## WRITTEN REQUEST:
Answer with the number of lines in the listing below that contain the word "this", and nothing else.

* start THE INPUT *

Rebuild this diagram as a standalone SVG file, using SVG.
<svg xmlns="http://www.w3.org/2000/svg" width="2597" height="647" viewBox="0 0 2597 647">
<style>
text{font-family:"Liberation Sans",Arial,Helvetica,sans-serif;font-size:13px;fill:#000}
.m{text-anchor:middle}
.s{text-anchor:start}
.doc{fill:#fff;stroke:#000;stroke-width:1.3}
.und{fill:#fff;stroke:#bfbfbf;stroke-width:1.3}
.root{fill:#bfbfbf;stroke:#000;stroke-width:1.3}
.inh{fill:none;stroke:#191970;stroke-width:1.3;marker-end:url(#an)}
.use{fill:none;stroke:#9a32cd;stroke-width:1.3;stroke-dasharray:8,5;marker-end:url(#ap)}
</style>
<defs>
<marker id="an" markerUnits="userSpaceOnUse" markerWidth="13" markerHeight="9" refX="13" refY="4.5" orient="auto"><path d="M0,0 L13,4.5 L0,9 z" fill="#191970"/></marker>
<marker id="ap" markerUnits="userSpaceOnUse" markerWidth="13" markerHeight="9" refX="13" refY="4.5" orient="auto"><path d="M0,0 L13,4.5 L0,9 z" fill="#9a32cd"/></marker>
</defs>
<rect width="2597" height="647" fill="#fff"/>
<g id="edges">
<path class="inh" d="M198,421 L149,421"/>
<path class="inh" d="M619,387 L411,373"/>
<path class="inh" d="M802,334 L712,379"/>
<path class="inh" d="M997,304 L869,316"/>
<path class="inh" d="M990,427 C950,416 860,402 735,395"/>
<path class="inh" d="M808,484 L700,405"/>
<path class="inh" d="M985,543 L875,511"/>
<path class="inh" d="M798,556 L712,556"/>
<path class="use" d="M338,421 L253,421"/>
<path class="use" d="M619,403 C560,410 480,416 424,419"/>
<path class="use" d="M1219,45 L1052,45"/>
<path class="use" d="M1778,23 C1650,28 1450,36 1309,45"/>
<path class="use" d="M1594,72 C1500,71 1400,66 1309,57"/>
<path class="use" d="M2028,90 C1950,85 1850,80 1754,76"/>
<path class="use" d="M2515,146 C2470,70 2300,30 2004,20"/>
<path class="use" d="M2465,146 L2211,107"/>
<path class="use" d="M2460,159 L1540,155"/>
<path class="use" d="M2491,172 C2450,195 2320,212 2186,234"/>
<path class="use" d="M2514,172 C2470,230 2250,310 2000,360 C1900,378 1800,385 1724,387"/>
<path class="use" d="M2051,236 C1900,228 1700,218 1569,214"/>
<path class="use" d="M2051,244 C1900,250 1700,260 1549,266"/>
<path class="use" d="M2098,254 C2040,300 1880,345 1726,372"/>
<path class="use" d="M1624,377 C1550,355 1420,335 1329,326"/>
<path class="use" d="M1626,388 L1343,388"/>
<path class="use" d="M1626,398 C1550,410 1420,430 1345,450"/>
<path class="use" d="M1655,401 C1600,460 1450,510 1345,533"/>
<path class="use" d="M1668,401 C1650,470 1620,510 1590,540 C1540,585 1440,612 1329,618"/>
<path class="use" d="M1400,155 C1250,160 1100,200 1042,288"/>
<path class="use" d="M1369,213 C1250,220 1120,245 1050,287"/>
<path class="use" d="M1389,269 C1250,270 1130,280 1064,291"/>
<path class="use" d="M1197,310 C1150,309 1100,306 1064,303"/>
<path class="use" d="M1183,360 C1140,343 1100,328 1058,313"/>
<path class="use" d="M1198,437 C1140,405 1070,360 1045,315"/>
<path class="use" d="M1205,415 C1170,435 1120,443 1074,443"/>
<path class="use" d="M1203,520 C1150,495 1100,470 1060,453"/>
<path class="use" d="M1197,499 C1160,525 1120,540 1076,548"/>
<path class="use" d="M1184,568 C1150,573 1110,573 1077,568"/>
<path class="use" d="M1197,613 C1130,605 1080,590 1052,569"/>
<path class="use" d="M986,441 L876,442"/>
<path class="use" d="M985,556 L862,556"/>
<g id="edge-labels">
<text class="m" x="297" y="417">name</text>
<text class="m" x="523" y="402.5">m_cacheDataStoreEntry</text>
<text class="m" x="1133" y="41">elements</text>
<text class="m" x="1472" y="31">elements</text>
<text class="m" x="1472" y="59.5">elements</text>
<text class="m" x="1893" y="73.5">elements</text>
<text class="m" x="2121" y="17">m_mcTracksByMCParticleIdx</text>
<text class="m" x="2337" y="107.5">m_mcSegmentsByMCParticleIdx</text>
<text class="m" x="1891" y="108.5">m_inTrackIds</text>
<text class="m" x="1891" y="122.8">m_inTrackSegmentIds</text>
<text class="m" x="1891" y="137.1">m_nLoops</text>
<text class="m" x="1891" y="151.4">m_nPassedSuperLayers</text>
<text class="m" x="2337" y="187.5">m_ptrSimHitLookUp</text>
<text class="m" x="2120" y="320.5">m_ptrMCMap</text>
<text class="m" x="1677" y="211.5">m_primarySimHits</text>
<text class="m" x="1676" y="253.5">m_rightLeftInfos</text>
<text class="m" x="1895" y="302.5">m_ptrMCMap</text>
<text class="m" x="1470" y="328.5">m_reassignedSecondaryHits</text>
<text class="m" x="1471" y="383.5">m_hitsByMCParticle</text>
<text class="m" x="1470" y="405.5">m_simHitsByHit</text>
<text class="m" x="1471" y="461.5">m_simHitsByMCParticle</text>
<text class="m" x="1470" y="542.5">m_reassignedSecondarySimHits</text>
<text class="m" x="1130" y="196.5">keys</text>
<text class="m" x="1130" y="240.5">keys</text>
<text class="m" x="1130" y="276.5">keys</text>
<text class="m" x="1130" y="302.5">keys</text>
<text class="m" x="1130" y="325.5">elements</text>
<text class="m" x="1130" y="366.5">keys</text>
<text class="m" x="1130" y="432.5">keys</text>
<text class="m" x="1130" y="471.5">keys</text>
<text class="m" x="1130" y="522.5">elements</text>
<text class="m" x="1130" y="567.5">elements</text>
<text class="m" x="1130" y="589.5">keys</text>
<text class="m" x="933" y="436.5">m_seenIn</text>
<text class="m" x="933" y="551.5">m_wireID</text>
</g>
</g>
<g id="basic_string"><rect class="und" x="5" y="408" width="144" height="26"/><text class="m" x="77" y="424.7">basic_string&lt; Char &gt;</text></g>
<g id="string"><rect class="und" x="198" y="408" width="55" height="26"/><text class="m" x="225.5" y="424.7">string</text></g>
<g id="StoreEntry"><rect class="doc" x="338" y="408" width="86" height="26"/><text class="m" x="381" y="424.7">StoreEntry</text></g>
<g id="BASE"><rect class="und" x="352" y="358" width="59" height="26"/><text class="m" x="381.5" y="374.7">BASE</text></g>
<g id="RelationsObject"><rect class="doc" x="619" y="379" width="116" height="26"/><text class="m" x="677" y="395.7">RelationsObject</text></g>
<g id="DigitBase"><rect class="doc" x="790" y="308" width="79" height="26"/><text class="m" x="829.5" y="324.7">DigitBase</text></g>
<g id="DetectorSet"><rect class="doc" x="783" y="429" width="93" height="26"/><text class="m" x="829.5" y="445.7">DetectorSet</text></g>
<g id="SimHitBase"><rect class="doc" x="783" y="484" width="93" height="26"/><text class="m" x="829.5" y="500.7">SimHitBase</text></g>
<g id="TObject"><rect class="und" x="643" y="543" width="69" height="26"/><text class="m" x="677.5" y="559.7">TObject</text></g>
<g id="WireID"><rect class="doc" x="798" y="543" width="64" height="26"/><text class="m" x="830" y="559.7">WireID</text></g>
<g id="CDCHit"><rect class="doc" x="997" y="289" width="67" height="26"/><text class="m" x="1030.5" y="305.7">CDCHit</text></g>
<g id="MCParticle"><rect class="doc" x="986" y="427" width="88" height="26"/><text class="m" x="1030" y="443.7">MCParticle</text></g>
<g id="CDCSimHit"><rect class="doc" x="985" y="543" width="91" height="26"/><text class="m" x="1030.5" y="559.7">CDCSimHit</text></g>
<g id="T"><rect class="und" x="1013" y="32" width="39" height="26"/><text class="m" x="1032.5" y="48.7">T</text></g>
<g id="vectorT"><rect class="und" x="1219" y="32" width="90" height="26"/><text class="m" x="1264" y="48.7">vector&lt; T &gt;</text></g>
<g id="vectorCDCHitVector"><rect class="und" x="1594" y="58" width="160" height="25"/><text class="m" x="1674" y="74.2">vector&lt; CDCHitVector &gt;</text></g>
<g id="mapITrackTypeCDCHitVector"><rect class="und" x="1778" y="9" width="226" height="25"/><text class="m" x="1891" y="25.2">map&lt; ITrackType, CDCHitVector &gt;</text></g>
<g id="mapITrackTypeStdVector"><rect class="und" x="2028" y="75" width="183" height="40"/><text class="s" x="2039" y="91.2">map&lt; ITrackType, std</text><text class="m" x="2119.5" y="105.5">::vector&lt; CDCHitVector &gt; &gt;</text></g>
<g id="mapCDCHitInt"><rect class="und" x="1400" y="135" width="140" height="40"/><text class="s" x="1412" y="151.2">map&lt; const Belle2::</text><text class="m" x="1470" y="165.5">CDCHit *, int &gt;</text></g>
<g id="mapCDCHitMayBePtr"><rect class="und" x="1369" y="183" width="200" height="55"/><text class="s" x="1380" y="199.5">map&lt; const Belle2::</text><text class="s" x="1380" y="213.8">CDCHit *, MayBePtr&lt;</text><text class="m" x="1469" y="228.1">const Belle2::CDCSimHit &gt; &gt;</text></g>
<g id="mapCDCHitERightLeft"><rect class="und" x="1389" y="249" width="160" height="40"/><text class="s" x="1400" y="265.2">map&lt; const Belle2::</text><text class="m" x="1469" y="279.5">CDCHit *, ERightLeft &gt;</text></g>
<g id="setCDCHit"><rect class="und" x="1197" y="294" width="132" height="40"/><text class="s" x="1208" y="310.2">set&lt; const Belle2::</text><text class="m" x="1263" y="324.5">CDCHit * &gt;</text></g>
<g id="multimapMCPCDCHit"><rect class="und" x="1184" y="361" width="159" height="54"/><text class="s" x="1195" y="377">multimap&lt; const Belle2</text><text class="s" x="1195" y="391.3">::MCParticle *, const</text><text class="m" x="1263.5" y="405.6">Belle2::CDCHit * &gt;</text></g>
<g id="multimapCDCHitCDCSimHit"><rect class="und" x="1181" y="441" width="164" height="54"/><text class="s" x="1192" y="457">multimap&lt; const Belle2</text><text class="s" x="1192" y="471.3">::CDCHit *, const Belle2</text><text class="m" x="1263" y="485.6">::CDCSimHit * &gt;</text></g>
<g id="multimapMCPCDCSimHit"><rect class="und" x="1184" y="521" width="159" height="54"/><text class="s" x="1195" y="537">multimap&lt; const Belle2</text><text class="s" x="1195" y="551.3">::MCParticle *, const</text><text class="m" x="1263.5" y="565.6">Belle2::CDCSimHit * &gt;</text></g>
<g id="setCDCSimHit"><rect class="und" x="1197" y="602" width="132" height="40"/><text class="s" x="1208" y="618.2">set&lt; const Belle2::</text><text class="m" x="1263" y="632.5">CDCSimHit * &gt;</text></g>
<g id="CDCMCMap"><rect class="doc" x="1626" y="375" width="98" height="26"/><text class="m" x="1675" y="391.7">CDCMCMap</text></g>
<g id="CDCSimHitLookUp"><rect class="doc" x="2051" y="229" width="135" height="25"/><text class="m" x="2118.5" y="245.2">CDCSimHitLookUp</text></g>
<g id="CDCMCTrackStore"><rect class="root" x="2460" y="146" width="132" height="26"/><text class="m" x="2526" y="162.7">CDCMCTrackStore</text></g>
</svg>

* end THE INPUT *
* start THE INPUT *

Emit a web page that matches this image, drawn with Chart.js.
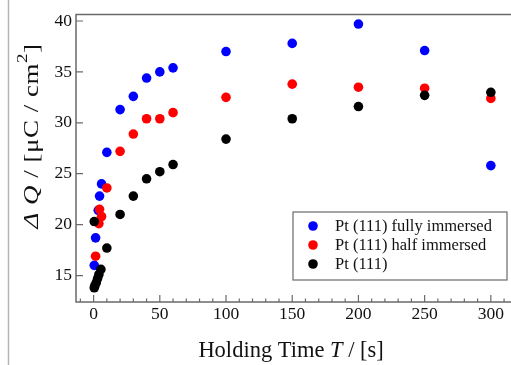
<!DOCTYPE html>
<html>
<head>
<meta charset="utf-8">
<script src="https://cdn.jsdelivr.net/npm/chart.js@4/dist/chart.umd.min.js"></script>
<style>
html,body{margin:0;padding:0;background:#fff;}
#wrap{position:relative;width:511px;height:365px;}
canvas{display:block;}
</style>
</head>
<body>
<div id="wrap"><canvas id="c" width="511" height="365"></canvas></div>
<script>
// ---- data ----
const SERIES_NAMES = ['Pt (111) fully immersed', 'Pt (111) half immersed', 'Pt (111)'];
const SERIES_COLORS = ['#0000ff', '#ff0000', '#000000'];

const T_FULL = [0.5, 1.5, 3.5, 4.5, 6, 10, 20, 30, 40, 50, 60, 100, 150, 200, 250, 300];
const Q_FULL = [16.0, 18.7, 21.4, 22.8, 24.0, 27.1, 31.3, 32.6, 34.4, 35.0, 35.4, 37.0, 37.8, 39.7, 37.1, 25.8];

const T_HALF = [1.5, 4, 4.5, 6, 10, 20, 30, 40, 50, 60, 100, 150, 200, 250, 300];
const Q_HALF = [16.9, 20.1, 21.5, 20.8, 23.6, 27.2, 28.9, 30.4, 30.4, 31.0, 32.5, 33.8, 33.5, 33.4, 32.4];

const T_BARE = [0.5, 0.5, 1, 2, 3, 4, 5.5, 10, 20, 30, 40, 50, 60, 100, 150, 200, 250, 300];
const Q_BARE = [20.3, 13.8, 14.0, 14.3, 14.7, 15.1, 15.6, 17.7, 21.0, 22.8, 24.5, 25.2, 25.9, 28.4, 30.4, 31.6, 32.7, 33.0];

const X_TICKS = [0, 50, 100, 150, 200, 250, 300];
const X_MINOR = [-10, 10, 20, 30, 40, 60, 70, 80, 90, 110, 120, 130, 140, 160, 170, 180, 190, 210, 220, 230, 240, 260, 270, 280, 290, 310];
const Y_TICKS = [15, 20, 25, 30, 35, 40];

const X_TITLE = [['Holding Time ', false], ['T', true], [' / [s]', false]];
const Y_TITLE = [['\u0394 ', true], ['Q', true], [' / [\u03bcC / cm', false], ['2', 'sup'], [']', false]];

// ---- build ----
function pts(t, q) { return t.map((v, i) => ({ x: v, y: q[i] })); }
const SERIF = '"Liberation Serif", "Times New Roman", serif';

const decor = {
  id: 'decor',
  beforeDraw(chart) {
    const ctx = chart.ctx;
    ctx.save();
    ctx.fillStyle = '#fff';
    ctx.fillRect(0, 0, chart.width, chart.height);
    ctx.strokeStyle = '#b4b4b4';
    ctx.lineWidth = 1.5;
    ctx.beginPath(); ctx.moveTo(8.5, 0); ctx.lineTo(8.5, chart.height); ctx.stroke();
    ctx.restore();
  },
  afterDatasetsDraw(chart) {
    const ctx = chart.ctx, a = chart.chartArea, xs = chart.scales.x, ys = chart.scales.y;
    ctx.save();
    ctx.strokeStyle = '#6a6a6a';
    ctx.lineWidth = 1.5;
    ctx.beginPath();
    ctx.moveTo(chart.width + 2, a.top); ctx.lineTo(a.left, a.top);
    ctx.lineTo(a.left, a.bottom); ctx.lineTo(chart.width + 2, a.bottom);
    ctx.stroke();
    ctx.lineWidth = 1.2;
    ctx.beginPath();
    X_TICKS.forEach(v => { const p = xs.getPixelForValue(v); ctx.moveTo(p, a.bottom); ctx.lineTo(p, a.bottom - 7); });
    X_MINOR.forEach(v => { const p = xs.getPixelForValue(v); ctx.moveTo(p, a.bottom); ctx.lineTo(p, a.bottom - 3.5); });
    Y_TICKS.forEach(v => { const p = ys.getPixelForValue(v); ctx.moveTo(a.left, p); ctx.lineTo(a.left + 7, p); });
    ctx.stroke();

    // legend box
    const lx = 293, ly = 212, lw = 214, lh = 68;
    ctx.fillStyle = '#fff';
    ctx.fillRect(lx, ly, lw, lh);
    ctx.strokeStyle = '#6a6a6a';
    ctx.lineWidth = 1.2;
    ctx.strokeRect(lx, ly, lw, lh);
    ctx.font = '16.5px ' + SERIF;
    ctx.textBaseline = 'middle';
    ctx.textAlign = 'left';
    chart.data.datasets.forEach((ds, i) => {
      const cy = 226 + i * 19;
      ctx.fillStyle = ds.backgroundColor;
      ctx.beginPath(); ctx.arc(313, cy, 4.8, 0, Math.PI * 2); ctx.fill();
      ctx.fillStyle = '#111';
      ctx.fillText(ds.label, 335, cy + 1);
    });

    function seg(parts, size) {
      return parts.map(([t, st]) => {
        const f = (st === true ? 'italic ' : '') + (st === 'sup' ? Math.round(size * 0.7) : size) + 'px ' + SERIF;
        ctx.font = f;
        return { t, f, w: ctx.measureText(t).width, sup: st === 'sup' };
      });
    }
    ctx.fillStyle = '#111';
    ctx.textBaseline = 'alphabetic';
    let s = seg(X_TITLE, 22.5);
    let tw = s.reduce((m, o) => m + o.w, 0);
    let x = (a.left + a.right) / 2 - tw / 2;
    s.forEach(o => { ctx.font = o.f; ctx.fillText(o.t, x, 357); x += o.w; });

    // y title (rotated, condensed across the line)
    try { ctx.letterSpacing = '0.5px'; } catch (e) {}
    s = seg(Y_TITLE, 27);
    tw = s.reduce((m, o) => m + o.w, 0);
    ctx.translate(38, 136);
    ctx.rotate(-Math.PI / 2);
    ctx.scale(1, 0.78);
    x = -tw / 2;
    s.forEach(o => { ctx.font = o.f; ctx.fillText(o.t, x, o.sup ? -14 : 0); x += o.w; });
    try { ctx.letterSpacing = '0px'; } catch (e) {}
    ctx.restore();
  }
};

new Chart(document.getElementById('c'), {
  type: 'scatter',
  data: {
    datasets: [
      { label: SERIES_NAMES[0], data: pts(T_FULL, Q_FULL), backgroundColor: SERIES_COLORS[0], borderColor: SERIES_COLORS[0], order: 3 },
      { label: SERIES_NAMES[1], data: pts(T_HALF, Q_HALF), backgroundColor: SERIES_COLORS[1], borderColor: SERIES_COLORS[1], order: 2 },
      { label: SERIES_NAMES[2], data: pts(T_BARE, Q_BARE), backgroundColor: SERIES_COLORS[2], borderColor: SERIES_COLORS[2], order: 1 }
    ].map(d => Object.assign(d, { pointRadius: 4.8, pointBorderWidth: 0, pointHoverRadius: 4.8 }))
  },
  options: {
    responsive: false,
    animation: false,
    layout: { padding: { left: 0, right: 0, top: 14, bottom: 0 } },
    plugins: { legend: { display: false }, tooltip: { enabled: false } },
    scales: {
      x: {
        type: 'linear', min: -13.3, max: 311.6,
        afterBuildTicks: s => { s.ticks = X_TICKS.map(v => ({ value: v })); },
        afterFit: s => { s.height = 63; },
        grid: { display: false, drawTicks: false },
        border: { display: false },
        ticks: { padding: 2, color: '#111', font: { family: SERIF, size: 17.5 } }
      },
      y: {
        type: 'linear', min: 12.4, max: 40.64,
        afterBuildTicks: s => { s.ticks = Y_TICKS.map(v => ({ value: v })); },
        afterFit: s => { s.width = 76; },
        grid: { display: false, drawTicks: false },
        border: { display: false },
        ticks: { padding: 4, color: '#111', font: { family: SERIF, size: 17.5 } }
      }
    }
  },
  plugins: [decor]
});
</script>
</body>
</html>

* end THE INPUT *

## FULL OUTPUT:
2